---------- Data section ----------
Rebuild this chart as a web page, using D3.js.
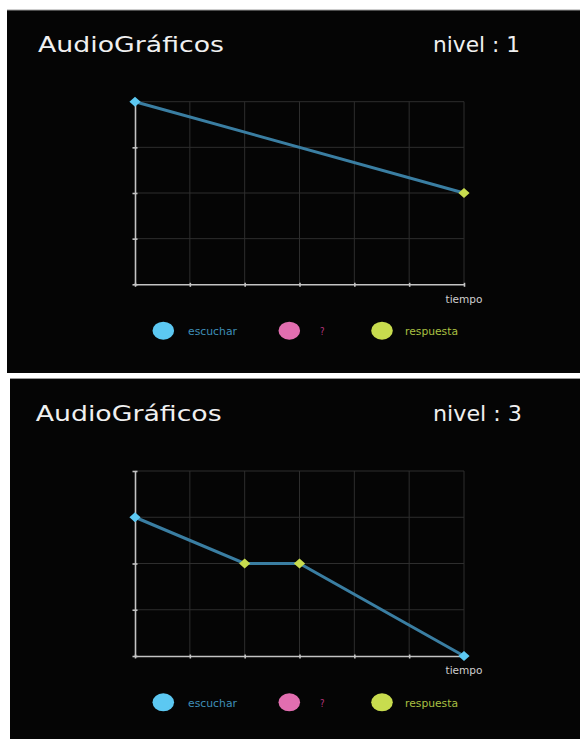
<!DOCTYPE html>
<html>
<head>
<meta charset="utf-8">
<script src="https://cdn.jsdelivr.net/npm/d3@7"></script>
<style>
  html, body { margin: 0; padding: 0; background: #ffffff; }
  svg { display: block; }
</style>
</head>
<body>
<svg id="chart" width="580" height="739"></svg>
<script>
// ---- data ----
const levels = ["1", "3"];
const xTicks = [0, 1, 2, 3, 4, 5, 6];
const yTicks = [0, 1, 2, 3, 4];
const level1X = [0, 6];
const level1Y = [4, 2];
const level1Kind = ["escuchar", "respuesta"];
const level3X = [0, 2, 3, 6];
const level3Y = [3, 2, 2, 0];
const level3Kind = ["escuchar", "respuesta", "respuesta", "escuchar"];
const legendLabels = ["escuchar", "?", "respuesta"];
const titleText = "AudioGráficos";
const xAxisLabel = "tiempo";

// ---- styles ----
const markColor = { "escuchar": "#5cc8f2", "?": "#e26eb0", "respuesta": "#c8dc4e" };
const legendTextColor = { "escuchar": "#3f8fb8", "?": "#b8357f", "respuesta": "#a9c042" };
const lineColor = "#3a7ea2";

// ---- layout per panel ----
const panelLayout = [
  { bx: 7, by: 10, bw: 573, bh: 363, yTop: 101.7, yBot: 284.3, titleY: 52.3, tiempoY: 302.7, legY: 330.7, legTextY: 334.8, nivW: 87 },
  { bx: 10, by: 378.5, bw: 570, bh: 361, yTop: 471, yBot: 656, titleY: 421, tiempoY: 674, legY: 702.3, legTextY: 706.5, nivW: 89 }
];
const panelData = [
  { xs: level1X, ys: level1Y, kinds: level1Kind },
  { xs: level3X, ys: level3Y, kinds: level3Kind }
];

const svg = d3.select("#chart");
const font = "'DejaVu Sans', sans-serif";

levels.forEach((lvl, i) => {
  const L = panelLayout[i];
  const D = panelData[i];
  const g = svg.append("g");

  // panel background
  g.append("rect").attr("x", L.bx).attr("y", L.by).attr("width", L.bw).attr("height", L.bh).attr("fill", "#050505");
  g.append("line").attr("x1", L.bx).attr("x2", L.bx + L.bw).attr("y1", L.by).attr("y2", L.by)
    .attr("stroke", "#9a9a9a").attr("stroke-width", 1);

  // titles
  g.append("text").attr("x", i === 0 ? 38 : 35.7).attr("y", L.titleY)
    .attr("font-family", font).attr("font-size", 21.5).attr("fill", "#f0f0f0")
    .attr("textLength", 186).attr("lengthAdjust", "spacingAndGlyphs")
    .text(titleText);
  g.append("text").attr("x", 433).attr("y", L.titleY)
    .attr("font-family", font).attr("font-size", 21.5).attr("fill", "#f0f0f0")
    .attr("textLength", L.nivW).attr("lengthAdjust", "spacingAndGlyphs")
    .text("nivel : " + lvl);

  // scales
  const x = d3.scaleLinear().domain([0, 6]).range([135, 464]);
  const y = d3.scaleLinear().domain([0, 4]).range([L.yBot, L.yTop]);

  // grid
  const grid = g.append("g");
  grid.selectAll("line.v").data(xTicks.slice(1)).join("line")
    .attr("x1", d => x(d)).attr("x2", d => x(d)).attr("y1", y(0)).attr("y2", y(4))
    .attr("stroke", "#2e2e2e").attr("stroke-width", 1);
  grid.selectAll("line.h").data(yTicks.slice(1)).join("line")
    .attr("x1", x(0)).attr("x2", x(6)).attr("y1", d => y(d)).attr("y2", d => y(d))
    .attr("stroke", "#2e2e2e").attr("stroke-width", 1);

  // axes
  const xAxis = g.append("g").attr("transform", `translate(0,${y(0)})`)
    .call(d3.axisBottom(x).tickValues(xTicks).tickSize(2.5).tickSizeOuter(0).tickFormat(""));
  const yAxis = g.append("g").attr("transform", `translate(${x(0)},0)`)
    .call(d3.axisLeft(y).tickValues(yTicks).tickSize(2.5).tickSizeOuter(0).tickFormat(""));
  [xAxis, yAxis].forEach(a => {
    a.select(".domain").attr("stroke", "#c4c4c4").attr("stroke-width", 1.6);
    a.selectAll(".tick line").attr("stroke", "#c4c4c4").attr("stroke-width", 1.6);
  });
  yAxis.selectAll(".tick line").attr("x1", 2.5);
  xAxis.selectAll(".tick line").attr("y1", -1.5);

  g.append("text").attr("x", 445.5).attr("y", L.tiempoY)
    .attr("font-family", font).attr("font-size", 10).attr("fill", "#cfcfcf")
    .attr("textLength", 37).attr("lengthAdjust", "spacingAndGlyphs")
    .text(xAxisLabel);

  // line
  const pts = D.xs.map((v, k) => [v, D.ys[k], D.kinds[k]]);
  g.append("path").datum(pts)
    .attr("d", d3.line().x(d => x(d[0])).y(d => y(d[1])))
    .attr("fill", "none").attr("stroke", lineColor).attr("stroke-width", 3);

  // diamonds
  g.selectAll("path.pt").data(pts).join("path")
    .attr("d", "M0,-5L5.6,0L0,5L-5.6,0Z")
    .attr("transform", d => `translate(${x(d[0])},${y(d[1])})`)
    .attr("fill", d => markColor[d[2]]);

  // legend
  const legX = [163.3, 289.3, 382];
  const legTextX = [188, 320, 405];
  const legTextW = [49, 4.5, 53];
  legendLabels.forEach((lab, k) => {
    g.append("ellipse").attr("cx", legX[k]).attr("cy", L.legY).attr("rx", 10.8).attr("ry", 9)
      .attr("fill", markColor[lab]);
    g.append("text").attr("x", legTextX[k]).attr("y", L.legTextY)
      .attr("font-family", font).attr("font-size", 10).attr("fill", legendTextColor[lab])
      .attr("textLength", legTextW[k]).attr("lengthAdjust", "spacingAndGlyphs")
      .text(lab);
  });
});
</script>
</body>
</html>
----------
---------- Data section ----------
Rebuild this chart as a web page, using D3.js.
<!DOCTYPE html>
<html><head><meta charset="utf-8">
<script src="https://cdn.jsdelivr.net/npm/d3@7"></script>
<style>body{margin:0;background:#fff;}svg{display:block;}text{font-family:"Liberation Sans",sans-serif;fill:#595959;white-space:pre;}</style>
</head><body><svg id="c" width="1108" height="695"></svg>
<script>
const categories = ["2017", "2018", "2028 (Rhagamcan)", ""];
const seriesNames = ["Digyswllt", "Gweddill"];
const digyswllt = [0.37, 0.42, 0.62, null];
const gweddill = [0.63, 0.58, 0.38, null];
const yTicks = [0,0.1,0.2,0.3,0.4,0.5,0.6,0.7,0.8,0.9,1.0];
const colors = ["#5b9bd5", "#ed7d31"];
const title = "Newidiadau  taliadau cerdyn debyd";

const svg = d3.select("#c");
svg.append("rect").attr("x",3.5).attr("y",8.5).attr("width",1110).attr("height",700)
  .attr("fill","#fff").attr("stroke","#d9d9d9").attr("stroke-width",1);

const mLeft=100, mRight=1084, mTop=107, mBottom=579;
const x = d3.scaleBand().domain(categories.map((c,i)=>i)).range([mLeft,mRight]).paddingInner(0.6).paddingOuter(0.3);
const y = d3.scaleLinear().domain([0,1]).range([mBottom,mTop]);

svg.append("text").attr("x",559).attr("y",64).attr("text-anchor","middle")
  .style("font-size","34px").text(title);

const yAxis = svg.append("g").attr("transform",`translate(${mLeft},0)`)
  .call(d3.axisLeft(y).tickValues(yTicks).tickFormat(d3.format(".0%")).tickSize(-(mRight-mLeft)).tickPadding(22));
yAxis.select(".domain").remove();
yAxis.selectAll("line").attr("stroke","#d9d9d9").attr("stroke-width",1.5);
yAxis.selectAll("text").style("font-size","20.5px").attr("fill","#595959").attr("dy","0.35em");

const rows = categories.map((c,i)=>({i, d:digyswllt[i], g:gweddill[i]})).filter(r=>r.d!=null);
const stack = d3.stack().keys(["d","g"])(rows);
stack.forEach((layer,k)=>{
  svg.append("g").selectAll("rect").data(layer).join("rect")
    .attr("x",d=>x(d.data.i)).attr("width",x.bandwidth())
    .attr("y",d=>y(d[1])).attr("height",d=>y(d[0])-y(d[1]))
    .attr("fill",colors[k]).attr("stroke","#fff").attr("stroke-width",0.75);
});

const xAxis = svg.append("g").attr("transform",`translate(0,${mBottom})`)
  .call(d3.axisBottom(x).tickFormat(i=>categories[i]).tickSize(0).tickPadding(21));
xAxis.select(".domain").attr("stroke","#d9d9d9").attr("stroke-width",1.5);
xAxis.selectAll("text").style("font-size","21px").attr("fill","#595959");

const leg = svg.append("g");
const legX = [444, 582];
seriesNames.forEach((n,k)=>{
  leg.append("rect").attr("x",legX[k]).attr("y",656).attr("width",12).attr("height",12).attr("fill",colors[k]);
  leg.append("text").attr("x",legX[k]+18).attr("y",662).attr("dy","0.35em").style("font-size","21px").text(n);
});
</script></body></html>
----------
---------- Data section ----------
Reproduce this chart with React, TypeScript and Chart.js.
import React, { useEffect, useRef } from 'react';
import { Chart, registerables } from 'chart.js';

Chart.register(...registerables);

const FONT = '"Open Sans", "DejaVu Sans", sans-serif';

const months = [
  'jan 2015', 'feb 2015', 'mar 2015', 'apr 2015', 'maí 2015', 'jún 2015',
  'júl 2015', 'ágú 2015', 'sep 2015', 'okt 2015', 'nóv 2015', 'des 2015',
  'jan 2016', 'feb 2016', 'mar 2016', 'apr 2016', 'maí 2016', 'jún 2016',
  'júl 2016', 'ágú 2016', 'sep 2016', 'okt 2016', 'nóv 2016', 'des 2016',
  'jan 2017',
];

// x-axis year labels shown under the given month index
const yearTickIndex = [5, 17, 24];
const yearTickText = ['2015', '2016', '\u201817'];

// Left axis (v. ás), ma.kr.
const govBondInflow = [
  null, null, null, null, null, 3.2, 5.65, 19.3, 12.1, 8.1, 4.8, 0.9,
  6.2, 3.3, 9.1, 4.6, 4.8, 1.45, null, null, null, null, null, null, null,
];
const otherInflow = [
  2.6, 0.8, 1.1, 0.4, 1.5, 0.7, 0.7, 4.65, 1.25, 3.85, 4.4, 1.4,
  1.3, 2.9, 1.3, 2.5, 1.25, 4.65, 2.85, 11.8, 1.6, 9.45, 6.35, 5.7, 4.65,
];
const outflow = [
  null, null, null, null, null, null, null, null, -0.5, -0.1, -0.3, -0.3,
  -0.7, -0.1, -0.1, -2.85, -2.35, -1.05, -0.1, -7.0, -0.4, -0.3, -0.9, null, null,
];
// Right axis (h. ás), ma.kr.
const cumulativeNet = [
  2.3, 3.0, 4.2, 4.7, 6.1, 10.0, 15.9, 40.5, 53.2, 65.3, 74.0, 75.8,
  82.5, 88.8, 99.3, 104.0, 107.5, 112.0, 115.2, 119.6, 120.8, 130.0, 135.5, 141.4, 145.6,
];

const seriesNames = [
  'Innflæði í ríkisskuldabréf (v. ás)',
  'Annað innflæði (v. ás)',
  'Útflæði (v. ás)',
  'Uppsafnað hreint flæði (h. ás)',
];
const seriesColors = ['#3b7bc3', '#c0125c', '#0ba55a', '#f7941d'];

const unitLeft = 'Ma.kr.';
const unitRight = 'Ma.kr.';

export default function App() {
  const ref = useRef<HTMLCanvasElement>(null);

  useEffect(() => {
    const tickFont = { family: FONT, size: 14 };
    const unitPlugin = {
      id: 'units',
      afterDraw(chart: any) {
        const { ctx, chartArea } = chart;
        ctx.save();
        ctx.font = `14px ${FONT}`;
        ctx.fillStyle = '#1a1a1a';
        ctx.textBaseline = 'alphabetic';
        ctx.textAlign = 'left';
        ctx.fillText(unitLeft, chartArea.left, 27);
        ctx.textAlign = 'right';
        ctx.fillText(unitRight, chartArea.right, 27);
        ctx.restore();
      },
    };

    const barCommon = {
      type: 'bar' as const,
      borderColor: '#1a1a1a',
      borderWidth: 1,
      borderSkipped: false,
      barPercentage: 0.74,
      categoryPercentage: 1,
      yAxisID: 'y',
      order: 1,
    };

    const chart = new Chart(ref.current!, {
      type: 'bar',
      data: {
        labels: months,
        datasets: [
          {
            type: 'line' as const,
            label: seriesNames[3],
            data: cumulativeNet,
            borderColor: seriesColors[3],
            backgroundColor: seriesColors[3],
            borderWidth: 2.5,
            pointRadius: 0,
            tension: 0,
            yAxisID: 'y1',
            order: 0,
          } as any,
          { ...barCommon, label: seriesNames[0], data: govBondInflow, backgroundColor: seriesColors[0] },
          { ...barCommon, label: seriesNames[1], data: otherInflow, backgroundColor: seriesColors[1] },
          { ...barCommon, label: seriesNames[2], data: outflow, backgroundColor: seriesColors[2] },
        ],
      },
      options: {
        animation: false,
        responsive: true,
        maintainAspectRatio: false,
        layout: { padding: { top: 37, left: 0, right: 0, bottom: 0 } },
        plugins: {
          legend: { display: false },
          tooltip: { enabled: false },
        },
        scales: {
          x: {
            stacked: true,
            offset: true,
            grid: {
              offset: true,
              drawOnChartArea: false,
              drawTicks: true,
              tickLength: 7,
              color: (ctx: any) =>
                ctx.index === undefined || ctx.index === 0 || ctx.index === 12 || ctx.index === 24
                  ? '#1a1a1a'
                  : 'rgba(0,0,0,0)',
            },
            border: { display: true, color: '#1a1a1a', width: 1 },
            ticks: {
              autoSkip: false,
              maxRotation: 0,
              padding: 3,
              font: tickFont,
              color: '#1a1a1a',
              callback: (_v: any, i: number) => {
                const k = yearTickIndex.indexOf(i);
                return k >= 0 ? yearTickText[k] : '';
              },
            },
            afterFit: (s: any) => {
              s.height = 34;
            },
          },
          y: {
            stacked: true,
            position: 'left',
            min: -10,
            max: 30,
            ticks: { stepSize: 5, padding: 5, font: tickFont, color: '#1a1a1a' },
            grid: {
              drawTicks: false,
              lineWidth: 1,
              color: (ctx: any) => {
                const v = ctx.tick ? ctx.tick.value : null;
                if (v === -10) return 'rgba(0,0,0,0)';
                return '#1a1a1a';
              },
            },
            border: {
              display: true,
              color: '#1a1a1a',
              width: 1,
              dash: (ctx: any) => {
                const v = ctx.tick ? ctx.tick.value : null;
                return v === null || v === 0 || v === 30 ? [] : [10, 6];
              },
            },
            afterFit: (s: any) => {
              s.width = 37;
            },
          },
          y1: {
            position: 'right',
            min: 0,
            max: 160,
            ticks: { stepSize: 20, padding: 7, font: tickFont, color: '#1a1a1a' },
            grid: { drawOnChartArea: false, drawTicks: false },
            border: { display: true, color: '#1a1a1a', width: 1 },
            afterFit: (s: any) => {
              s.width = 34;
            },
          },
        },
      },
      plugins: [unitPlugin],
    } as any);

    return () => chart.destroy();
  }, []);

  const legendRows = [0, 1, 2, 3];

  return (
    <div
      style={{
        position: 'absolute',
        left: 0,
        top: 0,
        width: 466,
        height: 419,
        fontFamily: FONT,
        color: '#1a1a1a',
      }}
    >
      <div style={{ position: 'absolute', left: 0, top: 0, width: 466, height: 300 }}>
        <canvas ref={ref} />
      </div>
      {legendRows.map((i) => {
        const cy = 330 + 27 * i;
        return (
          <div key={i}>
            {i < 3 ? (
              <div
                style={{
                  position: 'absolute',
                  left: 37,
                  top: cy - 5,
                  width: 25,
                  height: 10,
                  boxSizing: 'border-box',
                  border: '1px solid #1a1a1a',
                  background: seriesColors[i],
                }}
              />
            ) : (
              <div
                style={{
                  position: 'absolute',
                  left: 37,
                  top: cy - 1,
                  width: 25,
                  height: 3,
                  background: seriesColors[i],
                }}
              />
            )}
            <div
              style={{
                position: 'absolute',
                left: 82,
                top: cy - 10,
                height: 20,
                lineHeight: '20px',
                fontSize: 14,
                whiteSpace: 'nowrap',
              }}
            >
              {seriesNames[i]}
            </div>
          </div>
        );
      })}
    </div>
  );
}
----------
• **Instructions to follow**
Your task is to print the lines from the one containing "Reproduce this chart" through the one containing "const yearTickText = ['2015', '2016', '\u201817'];", exactly and with nothing added.

• **Written answer**
Reproduce this chart with React, TypeScript and Chart.js.
import React, { useEffect, useRef } from 'react';
import { Chart, registerables } from 'chart.js';

Chart.register(...registerables);

const FONT = '"Open Sans", "DejaVu Sans", sans-serif';

const months = [
  'jan 2015', 'feb 2015', 'mar 2015', 'apr 2015', 'maí 2015', 'jún 2015',
  'júl 2015', 'ágú 2015', 'sep 2015', 'okt 2015', 'nóv 2015', 'des 2015',
  'jan 2016', 'feb 2016', 'mar 2016', 'apr 2016', 'maí 2016', 'jún 2016',
  'júl 2016', 'ágú 2016', 'sep 2016', 'okt 2016', 'nóv 2016', 'des 2016',
  'jan 2017',
];

// x-axis year labels shown under the given month index
const yearTickIndex = [5, 17, 24];
const yearTickText = ['2015', '2016', '\u201817'];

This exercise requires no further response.